Right pane — three tabs over the scan result:
- Review — the active snapshot's fields with inferred type, a generator recommendation (for example, scan generator=StringGenerator), and a Mark PII control. Select fields, search, and Save selection to persist the generation scope.
- History — persisted snapshots with timestamp, field count, warnings, and status; Use scan loads one back into Review.
- Generate — the Create File → Generate model from scan dialog, where you pick a Mirror model (structural mirror) or a DATAMIMIC model (full model assembled from the scan and your selections), set a file name, and Create it into the project.

Workbench Mongo History tab — History: persisted scan snapshots; "Use scan" loads one back into Review

Workbench Generate model dialog — Generate: "Generate model from scan" — choose a Mirror or DATAMIMIC model

Object Storage mode (CSV / JSON / Parquet)¶

Workbench Object Storage mode — Object Storage mode: browse and select CSV / JSON / Parquet files, then Scan file; Review, History, and Generate work as in Mongo mode

Object Storage mode works like Mongo mode, with a few specifics:

Browse supported CSV, JSON, and Parquet files.
Sampling Controls add Max partition bytes (≤2 GiB) for Parquet inputs.
Scan a single file with Scan file, or a directory as a Parquet dataset.
Review, History, and Generate behave as in Mongo mode.

Scan steps in TaskView¶

Workbench browse, scan, and generation run as background data-source tasks, visible in Tasks:

DS-BROWSE — browse a source location (databases, collections, directories, or files).
DS-SCAN — scan the selected table, collection, or object into a snapshot.
SCAN-GEN-MOD — generate a model from a persisted scan snapshot.

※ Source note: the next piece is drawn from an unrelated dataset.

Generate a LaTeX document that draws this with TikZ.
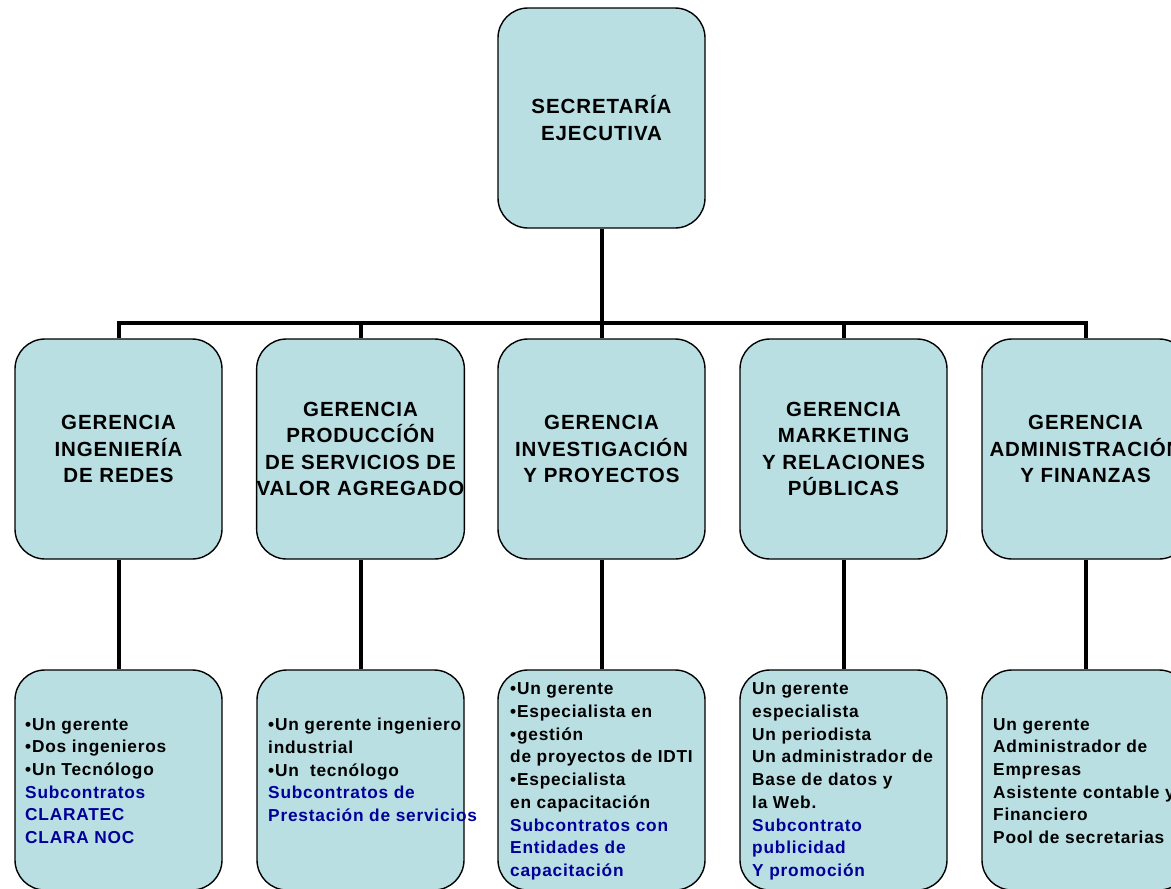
\documentclass[tikz,border=0pt]{standalone}
\usepackage{fontspec}
\setmainfont[LetterSpace=4.5]{Liberation Sans}
\definecolor{boxfill}{RGB}{185,223,227}
\definecolor{subblue}{RGB}{0,0,153}
\begin{document}
\begin{tikzpicture}[x=1pt,y=-1pt,
  orgbox/.style={draw=black, line width=1.4pt, fill=boxfill, rounded corners=30pt,
    minimum width=207pt, minimum height=220pt, inner sep=0pt},
  headtext/.style={font=\bfseries\fontsize{20.5}{26.5}\selectfont, align=center},
  bodytext/.style={font=\bfseries\fontsize{17.3}{22.7}\selectfont, align=left, anchor=west, inner sep=0pt},
  conn/.style={line width=4pt, black}]
\useasboundingbox (0,0) rectangle (1171,889);
\clip (0,0) rectangle (1171,889);
\fill[white] (0,0) rectangle (1171,889);

% top
\node[orgbox, headtext] (top) at (601.5,118) {SECRETARÍA\\ EJECUTIVA};

% middle row
\node[orgbox, headtext] (m1) at (118.5,449) {GERENCIA\\ INGENIERÍA\\ DE REDES};
\node[orgbox, headtext] (m2) at (360.5,449) {GERENCIA\\ PRODUCCÍÓN\\ DE SERVICIOS DE\\ VALOR AGREGADO};
\node[orgbox, headtext] (m3) at (601.5,449) {GERENCIA\\ INVESTIGACIÓN\\ Y PROYECTOS};
\node[orgbox, headtext] (m4) at (843.5,449) {GERENCIA\\ MARKETING\\ Y RELACIONES\\ PÚBLICAS};
\node[orgbox, headtext] (m5) at (1085.5,449) {GERENCIA\\ ADMINISTRACIÓN\\ Y FINANZAS};

% bottom row
\node[orgbox] (b1) at (118.5,780) {};
\node[orgbox] (b2) at (360.5,780) {};
\node[orgbox] (b3) at (601.5,780) {};
\node[orgbox] (b4) at (843.5,780) {};
\node[orgbox] (b5) at (1085.5,780) {};

\node[bodytext] (t1) at (25,781) {•Un gerente\\ •Dos ingenieros\\ •Un Tecnólogo\\ \textcolor{subblue}{Subcontratos}\\ \textcolor{subblue}{CLARATEC}\\ \textcolor{subblue}{CLARA NOC}};
\node[bodytext] (t2) at (268,770) {•Un gerente ingeniero\\ industrial\\ •Un\ \ tecnólogo\\ \textcolor{subblue}{Subcontratos de}\\ \textcolor{subblue}{Prestación de servicios}};
\node[bodytext] (t3) at (510,781.5) {•Un gerente\\ •Especialista en\\ •gestión\\ de proyectos de IDTI\\ •Especialista\\ en capacitación\\ \textcolor{subblue}{Subcontratos con}\\ \textcolor{subblue}{Entidades de}\\ \textcolor{subblue}{capacitación}};
\node[bodytext] (t4) at (752,781.5) {Un gerente\\ especialista\\ Un periodista\\ Un administrador de\\ Base de datos y\\ la Web.\\ \textcolor{subblue}{Subcontrato}\\ \textcolor{subblue}{publicidad}\\ \textcolor{subblue}{Y promoción}};
\node[bodytext] (t5) at (993,781) {Un gerente\\ Administrador de\\ Empresas\\ Asistente contable y\\ Financiero\\ Pool de secretarias};

% connectors
\coordinate (bus) at (601.5,323);
\draw[conn] (top.south) -- (bus);
\draw[conn] (bus) -| (m1.north);
\draw[conn] (bus) -| (m2.north);
\draw[conn] (bus) -- (m3.north);
\draw[conn] (bus) -| (m4.north);
\draw[conn] (bus) -| (m5.north);
\draw[conn] (m1.south) -- (b1.north);
\draw[conn] (m2.south) -- (b2.north);
\draw[conn] (m3.south) -- (b3.north);
\draw[conn] (m4.south) -- (b4.north);
\draw[conn] (m5.south) -- (b5.north);
\end{tikzpicture}
\end{document}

Workbench data-source tasks in TaskView — Workbench activity appears in TaskView as DS-BROWSE, DS-SCAN, and SCAN-GEN-MOD tasks

Typical Flow (Mongo and Object Storage)¶

Select a Mongo or Object Storage environment.
Browse to the collection or object and Select it.
Set the sampling controls, then run the scan.
In Review, refine fields, mark PII, and Save selection.
Optionally switch snapshots from History.
Generate a Mirror or DATAMIMIC model and open it in the Editor.

For SQL databases, follow the planning, weighting, and generation flow in Database View.

Note

Scans are sampled and persisted as snapshots — re-scan to refresh. Field selections and PII marks are saved with the snapshot and feed the generated model.